The mainstream media makes for a convenient bogeyman. It comes from the left as well as the right, with the left has zeroing in on the way corporate interests, PR, and the bottom line factor into what is reported and how, while the right has conniptions about liberal bias. I am not an apologist for big media. The Post, the Times, and the rest get things wrong out of greed, venality, and the simple capacity to mess up that goes with being human. Big-name bloviators with not a doubt in their military minds as to their own genius do quite well by themselves, becoming in effect brands of their own. They can be annoying. To be fair, they do provide fodder for little-name bloviators such as your oft humbled scribe. But they are not just stooges of the oligarchy, nor do they make up some demonic, monolithic leviathan bent on steering the country toward socialism.

Liberals and progressives routinely beat up the Democratic establishment and the dread coastal elites for not reaching out and trying to understand people in the heart of the country. They have a point insofar as Democrats and the liberal intelligentsia have performed miserably on this score. But they are fighting an uphill battle. A lot of resources have been poured into campaigns to foster bigotry and paranoia among those who feel themselves dispossessed, disrespected, and squeezed out of a weird new world that is spinning out of control, upending verities and commonplaces of daily life that everyone took for granted not so long ago. People abandoned by the twentieth century, left behind on meager strips of land or in small towns where high school football games on Friday night and church picnics all fried chicken and casseroles are social affairs that matter, now find themselves washed up on the strung-out beaches of the twenty-first, well it's no wonder they are put out by it all. I feel that way myself some days.

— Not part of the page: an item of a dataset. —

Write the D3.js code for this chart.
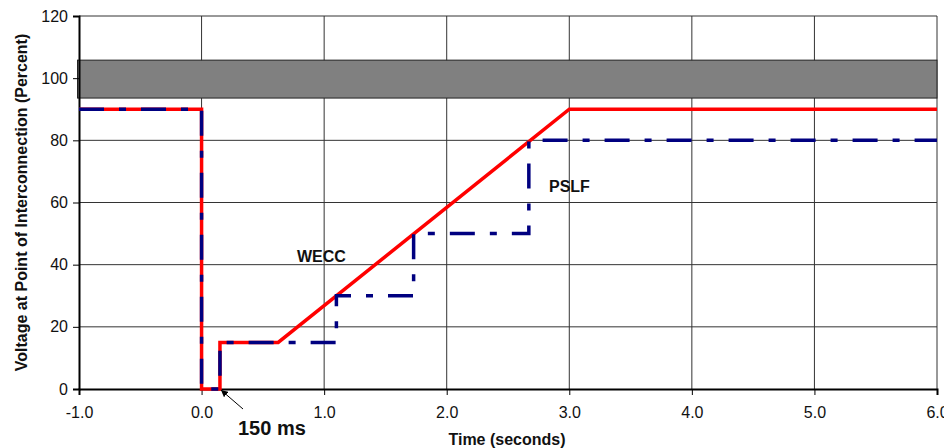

You can go back to Plato and probably beyond that for recognition that "the people" are susceptible to demagoguery. Trump is a gifted demagogue and shameless about it. I do not know how you get through to men and women who are convinced that he is speaking to and for them and their concerns. But you cannot put that world view down to reaction to the bias of liberal heathen in the media any more than you can dismiss Trump's diehard supporters as a hopeless bunch of rubes who don't know enough to know any better. It runs deeper and murkier than either portrayal.

I recall a conversation some years ago, back in the 1990s, with an old friend over coffee at Café Diem on N. Highland in Atlanta, just down from Ponce de Leon Avenue. She was one of those wackily intelligent types that seem to cross my path, or I cross theirs, the kind who may not always have both oars in the water at the same time, as another old pal would put it, but heck, that can be said of many of us. I have my own moments. She was the kind who could draw me into conversation about Horkheimer and Adorno and the Frankfurt School. These days I don't seem to have many people like that to bat ideas around with at some coffee joint or tavern. Maybe that is just as well. I have not given much thought to that zany Frankfurt bunch in ages. I don't know what I would have to contribute. But I would listen. At any rate, apropos of something or other we were talking about, I made the offhand remark that I was getting to be too bourgeois, to which she replied, "David, you couldn't be bourgeois if you tried." To this day I cherish and take comfort in the compliment.

The point of the anecdote, if there is a point beyond blundering about as I try to bring this thing to a close without leaving it hanging or degenerating into blatant gibberish, is the apparent futility of all the talk about reaching out and understanding and finding common ground with one another. Against that remains my stubborn conviction that people of good will can hold starkly different and even diametrically opposed views about the most fundamental matters and that empathy is possible. That's all I have right now.